The most famous of the panels on the ceiling is the one known as “The Creation of Adam”. It depicts God’s hand reaching out to Adam’s hand with only a breath’s space between them. This image of the near-touching fingers of God and Adam has become iconic of humanity and has been reproduced in countless imitations and parodies over the years. Art scholars have commented and re-commented on this scene. It’s a scene that captivates people when they stand before it, not simply because of how beautifully it is painted but also because of what it shows. In the picture, God is portrayed as reaching out to Adam with the full length of His arm. You can see in His face the effort with which He is holding out His arm to connect with Adam. You get the impression that God is, literally, at full stretch, giving it all He has – with His left arm wrapped around a heavenly being to give Him balance, because if He leant just an inch more forward He would fall. Then you look at Adam and you realize that, like many of us, he is much less committed to the presence or embrace of his Creator. He’s sprawled on the ground with his arm out, but his hand is hanging slightly limp. It’s as if Adam needs only to lift a finger and God would be within touching distance. It seems that God is asking us: Are you willing to lift your finger, because I am right here? Could it be that God is so close that we just need to lift our finger?
How are we going to respond to God’s touch in our lives – are we going to allow our relationship with things like sex, alcohol or the media to come between us and God?
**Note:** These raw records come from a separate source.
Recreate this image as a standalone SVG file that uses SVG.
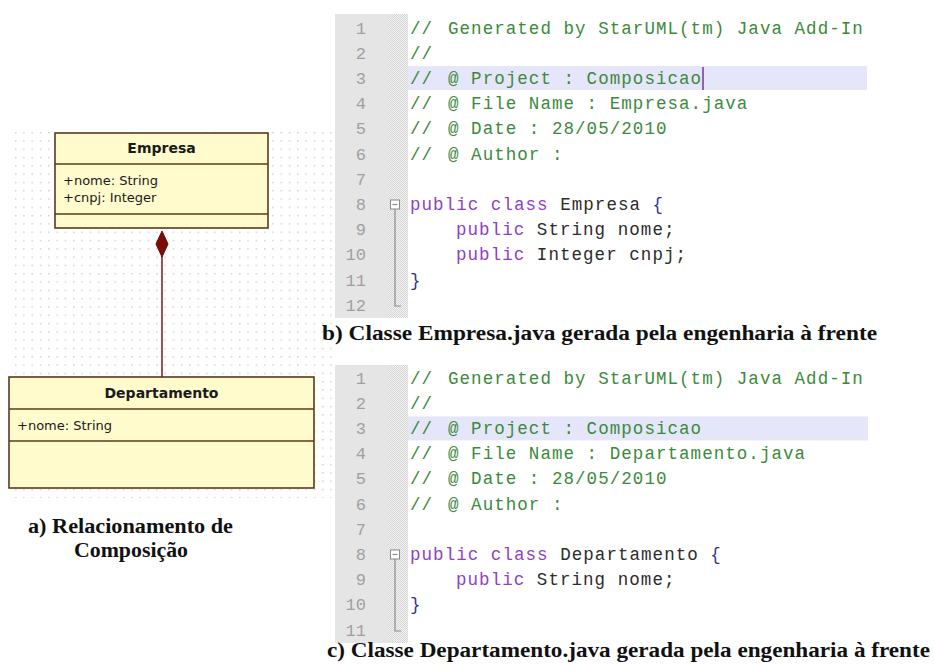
<svg xmlns="http://www.w3.org/2000/svg" width="934" height="672" viewBox="0 0 934 672">
  <defs>
    <pattern id="grid" x="14" y="131" width="8.3" height="8.3" patternUnits="userSpaceOnUse">
      <rect x="1" y="1" width="1.3" height="1.3" fill="#c4c4c4"/>
    </pattern>
    <pattern id="hatch" width="2" height="2" patternUnits="userSpaceOnUse">
      <rect width="2" height="2" fill="#f2f2f2"/>
      <rect width="1" height="1" fill="#d6d6d6"/>
      <rect x="1" y="1" width="1" height="1" fill="#d6d6d6"/>
    </pattern>
  </defs>
  <style>
    .cls { fill: #fffbcc; stroke: #5a3a1c; stroke-width: 1.6; }
    .sep { stroke: #5a3a1c; stroke-width: 1.4; }
    .title { font-family: "DejaVu Sans", Verdana, sans-serif; font-size: 14px; font-weight: bold; fill: #1a1a1a; text-anchor: middle; }
    .attr { font-family: "DejaVu Sans", Verdana, sans-serif; font-size: 13px; fill: #1a1a1a; }
    .cap { font-family: "Liberation Serif", "Times New Roman", serif; font-size: 20px; font-weight: bold; fill: #111; }
    .code { font-family: "Liberation Mono", "Courier New", monospace; font-size: 17.5px; letter-spacing: 1.05px; }
    .ln { font-family: "Liberation Mono", "Courier New", monospace; font-size: 17px; fill: #a0a0a0; text-anchor: end; }
    .cm { fill: #3b8a3b; }
    .kw { fill: #8e3fc6; }
    .id { fill: #2c2c2c; }
    .br { fill: #333388; }
    .gut { fill: #e5e5e5; }
    .hl { fill: #e6e6fa; }
    .fold { fill: #ffffff; stroke: #8a8a8a; stroke-width: 1; }
    .foldline { stroke: #8a8a8a; stroke-width: 1.2; fill: none; }
  </style>

  <!-- canvas background -->
  <rect width="934" height="672" fill="#ffffff"/>

  <!-- class diagram drawing area with dotted grid -->
  <rect x="14" y="131" width="318" height="367" fill="url(#grid)"/>

  <!-- composition connector -->
  <g id="connectors">
    <line x1="162" y1="256" x2="162" y2="377" stroke="#8b2323" stroke-width="1.6"/>
    <polygon points="162,231 168,244 162,257 156,244" fill="#7a0c0c" stroke="#6a0a0a" stroke-width="1"/>
  </g>

  <!-- class Empresa -->
  <g id="empresa">
    <rect class="cls" x="55" y="133" width="213" height="95"/>
    <line class="sep" x1="55" y1="164" x2="268" y2="164"/>
    <line class="sep" x1="55" y1="214" x2="268" y2="214"/>
    <text class="title" x="161.5" y="153">Empresa</text>
    <text class="attr" x="63" y="185">+nome: String</text>
    <text class="attr" x="63" y="202">+cnpj: Integer</text>
  </g>

  <!-- class Departamento -->
  <g id="departamento">
    <rect class="cls" x="9" y="377" width="305" height="111"/>
    <line class="sep" x1="9" y1="409" x2="314" y2="409"/>
    <line class="sep" x1="9" y1="441" x2="314" y2="441"/>
    <text class="title" x="161.5" y="398">Departamento</text>
    <text class="attr" x="17" y="430">+nome: String</text>
  </g>

  <!-- caption a -->
  <g id="caption-a">
    <text class="cap" x="28" y="533" textLength="205" lengthAdjust="spacingAndGlyphs">a) Relacionamento de</text>
    <text class="cap" x="74" y="557" textLength="114" lengthAdjust="spacingAndGlyphs">Composição</text>
  </g>

  <!-- editor listing: Empresa.java -->
  <g id="code-empresa">
    <rect class="gut" x="335" y="14" width="53" height="304"/>
    <rect x="388" y="14" width="20" height="304" fill="url(#hatch)"/>
    <rect class="hl" x="408" y="66" width="459" height="24"/>
    <line x1="703" y1="67" x2="703" y2="90" stroke="#8040a0" stroke-width="1.6"/>

    <text class="ln" x="366" y="33.5">1</text>
    <text class="ln" x="366" y="58.7">2</text>
    <text class="ln" x="366" y="83.9">3</text>
    <text class="ln" x="366" y="109.1">4</text>
    <text class="ln" x="366" y="134.3">5</text>
    <text class="ln" x="366" y="159.5">6</text>
    <text class="ln" x="366" y="184.7">7</text>
    <text class="ln" x="366" y="209.9">8</text>
    <text class="ln" x="366" y="235.1">9</text>
    <text class="ln" x="366" y="260.3">10</text>
    <text class="ln" x="366" y="285.5">11</text>
    <text class="ln" x="366" y="310.7">12</text>

    <text class="code cm" y="33.5"><tspan x="410">//</tspan><tspan x="448">Generated by StarUML(tm) Java Add-In</tspan></text>
    <text class="code cm" x="410" y="58.7">//</text>
    <text class="code cm" y="83.9"><tspan x="410">//</tspan><tspan x="448">@ Project : Composicao</tspan></text>
    <text class="code cm" y="109.1"><tspan x="410">//</tspan><tspan x="448">@ File Name : Empresa.java</tspan></text>
    <text class="code cm" y="134.3"><tspan x="410">//</tspan><tspan x="448">@ Date : 28/05/2010</tspan></text>
    <text class="code cm" y="159.5"><tspan x="410">//</tspan><tspan x="448">@ Author :</tspan></text>
    <text class="code" x="410" y="209.9"><tspan class="kw">public class</tspan><tspan class="id"> Empresa </tspan><tspan class="br">{</tspan></text>
    <text class="code" x="456" y="235.1"><tspan class="kw">public</tspan><tspan class="id"> String nome;</tspan></text>
    <text class="code" x="456" y="260.3"><tspan class="kw">public</tspan><tspan class="id"> Integer cnpj;</tspan></text>
    <text class="code br" x="410" y="285.5">}</text>

    <rect class="fold" x="390.5" y="200" width="9" height="9"/>
    <line class="foldline" x1="392.5" y1="204.5" x2="397.5" y2="204.5"/>
    <polyline class="foldline" points="395,209 395,306 401,306"/>
  </g>

  <!-- caption b -->
  <text id="caption-b" class="cap" x="322" y="340" textLength="555" lengthAdjust="spacingAndGlyphs">b) Classe Empresa.java gerada pela engenharia à frente</text>

  <!-- editor listing: Departamento.java -->
  <g id="code-departamento">
    <rect class="gut" x="335" y="365" width="53" height="278"/>
    <rect x="388" y="365" width="20" height="278" fill="url(#hatch)"/>
    <rect class="hl" x="408" y="416.4" width="460" height="24"/>

    <text class="ln" x="366" y="383.5">1</text>
    <text class="ln" x="366" y="408.7">2</text>
    <text class="ln" x="366" y="433.9">3</text>
    <text class="ln" x="366" y="459.1">4</text>
    <text class="ln" x="366" y="484.3">5</text>
    <text class="ln" x="366" y="509.5">6</text>
    <text class="ln" x="366" y="534.7">7</text>
    <text class="ln" x="366" y="559.9">8</text>
    <text class="ln" x="366" y="585.1">9</text>
    <text class="ln" x="366" y="610.3">10</text>
    <text class="ln" x="366" y="635.5">11</text>

    <text class="code cm" y="383.5"><tspan x="410">//</tspan><tspan x="448">Generated by StarUML(tm) Java Add-In</tspan></text>
    <text class="code cm" x="410" y="408.7">//</text>
    <text class="code cm" y="433.9"><tspan x="410">//</tspan><tspan x="448">@ Project : Composicao</tspan></text>
    <text class="code cm" y="459.1"><tspan x="410">//</tspan><tspan x="448">@ File Name : Departamento.java</tspan></text>
    <text class="code cm" y="484.3"><tspan x="410">//</tspan><tspan x="448">@ Date : 28/05/2010</tspan></text>
    <text class="code cm" y="509.5"><tspan x="410">//</tspan><tspan x="448">@ Author :</tspan></text>
    <text class="code" x="410" y="559.9"><tspan class="kw">public class</tspan><tspan class="id"> Departamento </tspan><tspan class="br">{</tspan></text>
    <text class="code" x="456" y="585.1"><tspan class="kw">public</tspan><tspan class="id"> String nome;</tspan></text>
    <text class="code br" x="410" y="610.3">}</text>

    <rect class="fold" x="390.5" y="550" width="9" height="9"/>
    <line class="foldline" x1="392.5" y1="554.5" x2="397.5" y2="554.5"/>
    <polyline class="foldline" points="395,559 395,631 401,631"/>
  </g>

  <!-- caption c -->
  <text id="caption-c" class="cap" x="327" y="657" textLength="603" lengthAdjust="spacingAndGlyphs">c) Classe Departamento.java gerada pela engenharia à frente</text>
</svg>
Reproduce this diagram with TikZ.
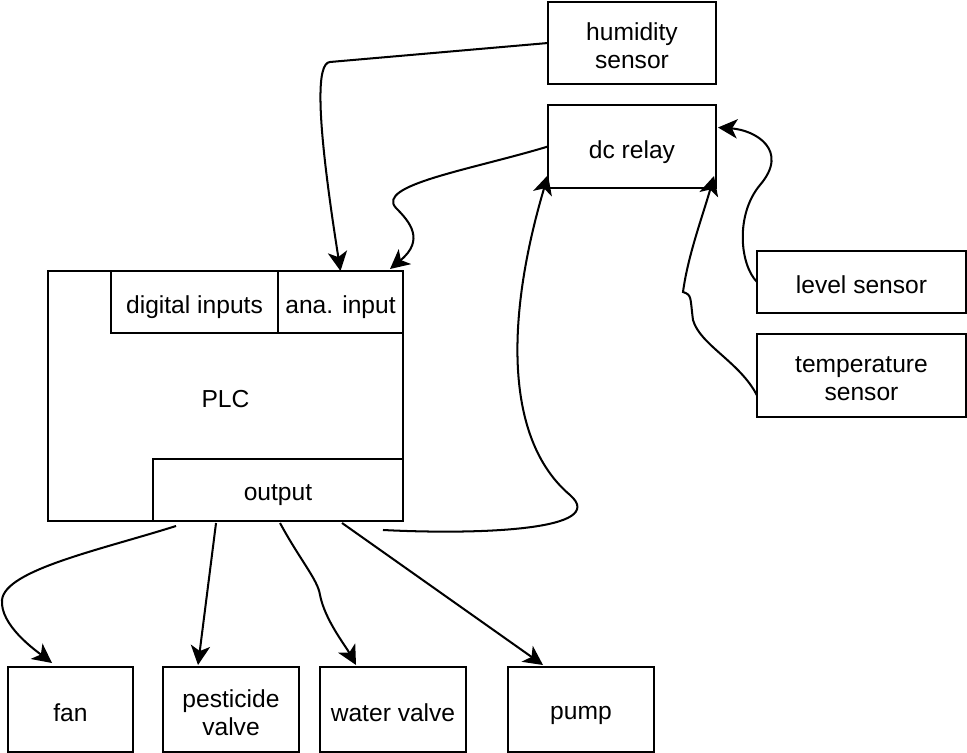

The writer of Proverbs makes the argument that God is even closer than a touch. Proverbs 18:24 reads, “One who has unreliable friends soon comes to ruin, but there is a friend who sticks closer than a brother.” There is a friend who is closer than flesh and blood. The Hebrew word used here for close is “davaq”, which is used only three times in the Bible. “Davaq” is one of those words that translate beautifully into many fragments and senses. It can be translated as “cling”, as in cling on to something; other versions say “abiding” or “remaining”, and still others have translated it as “loyalty stemming from a place of affection”. But this word means more than close emotional support. It is better understood as a physical proximity sustained by a bond. So we translate it in the Bible as “being joined together” or “sticking closer”, but the intended image is that of two things pressed up against each other, or intertwined. In other words, God’s closeness isn’t a case of His presence propping us up, or leaning up against us, but one of Him and us being intertwined, connected, and knotted together. God is thus much closer even than a presence around us; He and we are interwoven.
The line between Him and us is so blurred that it’s hard to prise the two apart. This has many implications when we start thinking about our adoption, being a holy people, and how we live in the world. It’s Christ tangled up with me that makes me holy. As Paul puts it in Galatians 2:20, “I have been crucified with Christ and I no longer live, but Christ lives in me.”